Gear – The best ‘luggage’ to bring on an overland trip is a backpack. The lockers are not huge. They are 26” deep, 10” high and 18” wide, so soft-sided bags are best. Your sleeping bag needs to fit in the locker also. Sleeping mats are provided and are in a bunk above the lockers. There is a storage area above the seats that can hold your day packs. This will look organized and pristine on day 1, but by day 40 will be full of snacks, empty bottles, snacks, laundry, souvenirs, more snacks and shoes.
Tents – Outside the truck and running along both sides are huge storage lockers that haul all the food, water, tents, camp chairs, cook tables, stove, and dishes for the trip. Each couple is assigned a numbered tent at the beginning of the trip. It is the camper’s responsibility to unload the tents and erect them on arrival, and take them down and heft them on the truck in the morning. The tents are heavy and have to be lifted up to chest level to get them on the truck.

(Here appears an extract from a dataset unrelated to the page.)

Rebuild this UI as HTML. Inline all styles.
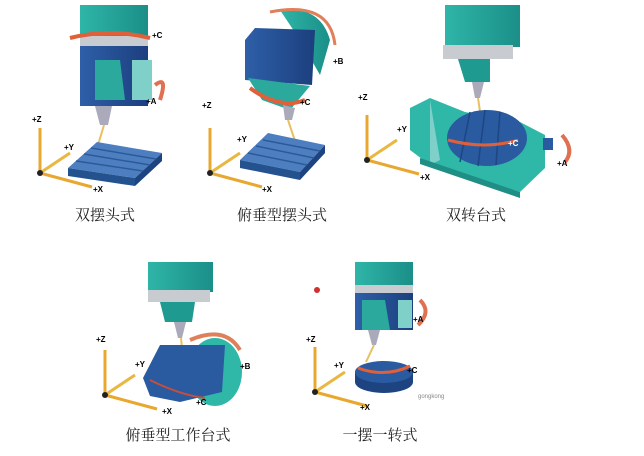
<!DOCTYPE html>
<html><head><meta charset="utf-8"><style>
html,body{margin:0;padding:0;background:#fff;}
body{width:644px;height:456px;overflow:hidden;position:relative;}
.l{position:absolute;font-family:"Liberation Serif","Noto Serif CJK SC",serif;font-size:15px;color:#222;white-space:nowrap;transform:translateX(-50%);}
</style></head><body>
<svg width="644" height="456" style="position:absolute;left:0;top:0" font-family="Liberation Sans, sans-serif" font-weight="bold" font-size="8">
<defs>
<linearGradient id="t" x1="0" x2="1"><stop offset="0" stop-color="#2fb5a8"/><stop offset="1" stop-color="#1a8f88"/></linearGradient>
<linearGradient id="b" x1="0" x2="1"><stop offset="0" stop-color="#2e5fa8"/><stop offset="1" stop-color="#1c3f7e"/></linearGradient>
<g id="ax">
<line x1="0" y1="0" x2="0" y2="-45" stroke="#e8a830" stroke-width="3"/>
<line x1="0" y1="0" x2="30" y2="-20" stroke="#e8b840" stroke-width="3"/>
<line x1="0" y1="0" x2="52" y2="14" stroke="#e8a830" stroke-width="3"/>
<circle r="3" fill="#222"/>
</g>
</defs>
<!-- 1 -->
<rect x="80" y="5" width="68" height="32" fill="url(#t)"/>
<rect x="80" y="36" width="68" height="10" fill="#c8ccd0"/>
<path d="M70 38 Q110 28 150 38" stroke="#e0603a" stroke-width="4" fill="none"/>
<rect x="80" y="46" width="68" height="60" fill="url(#b)"/>
<path d="M95 60 L120 60 L125 100 L95 100Z" fill="#2aa99c"/>
<rect x="132" y="60" width="20" height="40" fill="#7fd0c8"/>
<path d="M155 85 Q168 75 160 100" stroke="#e07050" stroke-width="4" fill="none"/>
<path d="M95 106 L112 106 L108 125 L100 125Z" fill="#aab"/>
<line x1="104" y1="125" x2="98" y2="145" stroke="#e8c060" stroke-width="2"/>
<path d="M68 168 L97 142 L162 153 L135 178Z" fill="#4d7fc0"/>
<path d="M68 168 L135 178 L135 186 L68 176Z" fill="#24528f"/>
<path d="M135 178 L162 153 L162 161 L135 186Z" fill="#1d4480"/>
<g stroke="#2c5a98" stroke-width="1.5"><line x1="76" y1="161" x2="143" y2="171"/><line x1="84" y1="154" x2="150" y2="165"/><line x1="91" y1="148" x2="156" y2="159"/></g>
<use href="#ax" x="40" y="173"/>
<text x="152" y="38">+C</text><text x="146" y="104">+A</text><text x="32" y="122">+Z</text><text x="64" y="150">+Y</text><text x="93" y="192">+X</text>
<!-- 2 -->
<path d="M280 10 Q320 5 330 40 L320 75 L300 40Z" fill="url(#t)"/>
<path d="M270 12 Q330 0 335 45" stroke="#e0805a" stroke-width="3" fill="none"/>
<path d="M245 40 L255 28 L315 30 L312 85 L245 80Z" fill="url(#b)"/>
<path d="M248 78 L310 86 L290 110 L262 100Z" fill="#2aa99c"/>
<path d="M250 88 Q280 110 305 100" stroke="#e0603a" stroke-width="4" fill="none"/>
<path d="M283 105 L295 108 L292 120 L285 120Z" fill="#aab"/>
<line x1="288" y1="120" x2="298" y2="150" stroke="#e8c060" stroke-width="2"/>
<path d="M240 160 L268 133 L325 145 L300 172Z" fill="#4d7fc0"/>
<path d="M240 160 L300 172 L300 180 L240 168Z" fill="#24528f"/>
<path d="M300 172 L325 145 L325 153 L300 180Z" fill="#1d4480"/>
<g stroke="#2c5a98" stroke-width="1.5"><line x1="248" y1="153" x2="307" y2="165"/><line x1="256" y1="146" x2="314" y2="158"/><line x1="263" y1="140" x2="320" y2="151"/></g>
<use href="#ax" x="210" y="173"/>
<text x="333" y="64">+B</text><text x="300" y="105">+C</text><text x="202" y="108">+Z</text><text x="237" y="142">+Y</text><text x="262" y="192">+X</text>
<!-- 3 -->
<rect x="445" y="5" width="75" height="42" fill="url(#t)"/>
<rect x="443" y="45" width="70" height="14" fill="#c8ccd0"/>
<path d="M458 59 L490 59 L490 82 L465 82Z" fill="#1f9a90"/>
<path d="M472 82 L484 82 L480 98 L475 98Z" fill="#aab"/>
<line x1="478" y1="98" x2="481" y2="118" stroke="#e8c060" stroke-width="2"/>
<path d="M410 108 L430 98 L465 112 L520 122 L545 135 L545 168 L520 192 L430 165 L410 150Z" fill="#2fb8a8"/>
<path d="M430 100 L440 160 L430 165Z" fill="#7fd0c8"/>
<path d="M420 158 L520 192 L520 198 L420 164Z" fill="#1f8f86"/>
<ellipse cx="487" cy="138" rx="40" ry="28" fill="#2a5aa0"/>
<g stroke="#1e4680" stroke-width="1.5"><line x1="470" y1="112" x2="460" y2="162"/><line x1="485" y1="110" x2="478" y2="166"/><line x1="500" y1="112" x2="496" y2="165"/></g>
<path d="M448 140 Q485 150 518 140" stroke="#e0603a" stroke-width="3" fill="none"/>
<rect x="543" y="138" width="10" height="12" fill="#2a5aa0"/>
<path d="M562 135 Q575 150 565 162" stroke="#e07050" stroke-width="4" fill="none"/>
<use href="#ax" x="367" y="160"/>
<text x="508" y="146" fill="#fff">+C</text><text x="557" y="166">+A</text><text x="358" y="100">+Z</text><text x="397" y="132">+Y</text><text x="420" y="180">+X</text>
<!-- 4 -->
<rect x="148" y="262" width="65" height="30" fill="url(#t)"/>
<rect x="148" y="290" width="62" height="12" fill="#c8ccd0"/>
<path d="M160 302 L195 302 L192 322 L165 322Z" fill="#1f9a90"/>
<path d="M174 322 L186 322 L182 338 L178 338Z" fill="#aab"/>
<line x1="181" y1="338" x2="183" y2="358" stroke="#e8c060" stroke-width="2"/>
<ellipse cx="215" cy="372" rx="27" ry="34" fill="#2fb8a8"/>
<path d="M143 378 L160 345 L225 345 L222 392 L180 402 L150 396Z" fill="#2a5aa0"/>
<path d="M190 340 Q225 325 240 350" stroke="#e0805a" stroke-width="4" fill="none"/>
<path d="M150 380 Q180 395 205 398" stroke="#c05040" stroke-width="2" fill="none"/>
<use href="#ax" x="105" y="395"/>
<text x="240" y="369">+B</text><text x="196" y="405">+C</text><text x="96" y="342">+Z</text><text x="135" y="367">+Y</text><text x="162" y="414">+X</text>
<!-- 5 -->
<circle cx="317" cy="290" r="3" fill="#d03030"/>
<rect x="355" y="262" width="58" height="25" fill="url(#t)"/>
<rect x="355" y="285" width="58" height="8" fill="#c8ccd0"/>
<rect x="355" y="293" width="58" height="37" fill="url(#b)"/>
<path d="M362 300 L385 300 L390 330 L362 330Z" fill="#2aa99c"/>
<rect x="398" y="300" width="14" height="28" fill="#7fd0c8"/>
<path d="M420 300 Q432 312 418 325" stroke="#e07050" stroke-width="4" fill="none"/>
<path d="M368 330 L380 330 L376 345 L372 345Z" fill="#aab"/>
<line x1="374" y1="345" x2="366" y2="362" stroke="#e8c060" stroke-width="2"/>
<path d="M355 372 L355 382 A29 11 0 0 0 413 382 L413 372Z" fill="#1d4480"/>
<ellipse cx="384" cy="372" rx="29" ry="11" fill="#2a5aa0"/>
<path d="M358 368 Q385 378 410 366" stroke="#e0603a" stroke-width="3" fill="none"/>
<use href="#ax" x="315" y="392"/>
<text x="306" y="342">+Z</text><text x="334" y="368">+Y</text><text x="360" y="410">+X</text><text x="407" y="373">+C</text><text x="413" y="322">+A</text>
<text x="418" y="398" font-weight="normal" font-size="6" fill="#888">gongkong</text>
</svg>
<div class="l" style="left:105px;top:204px">双摆头式</div>
<div class="l" style="left:282px;top:204px">俯垂型摆头式</div>
<div class="l" style="left:476px;top:204px">双转台式</div>
<div class="l" style="left:178px;top:424px">俯垂型工作台式</div>
<div class="l" style="left:380px;top:424px">一摆一转式</div>
</body></html>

Day one of setting up your tent, you will look like a toddler that is trying to assemble a Mensa-level physics problem; day 40, you will have the tent up in under 3 minutes.
Food – All the food needed for meals is bought by the cooked and hauled on board. There is a freezer on the truck behind the back seat that is for the cook. However, there is a cooler behind the back seat on the other side that can be used by the group. It is the responsibility of the group to keep it clean (eg: don’t forget about that cheese you bought in Swakopmund 2 weeks ago) and provide the ice to keep things cool. This is best used for drinks. Ice can be purchased at super markets or some gas stations. There’s nothing better than a cold drink when it’s 9000 degrees outside (10000 degrees in Malawi)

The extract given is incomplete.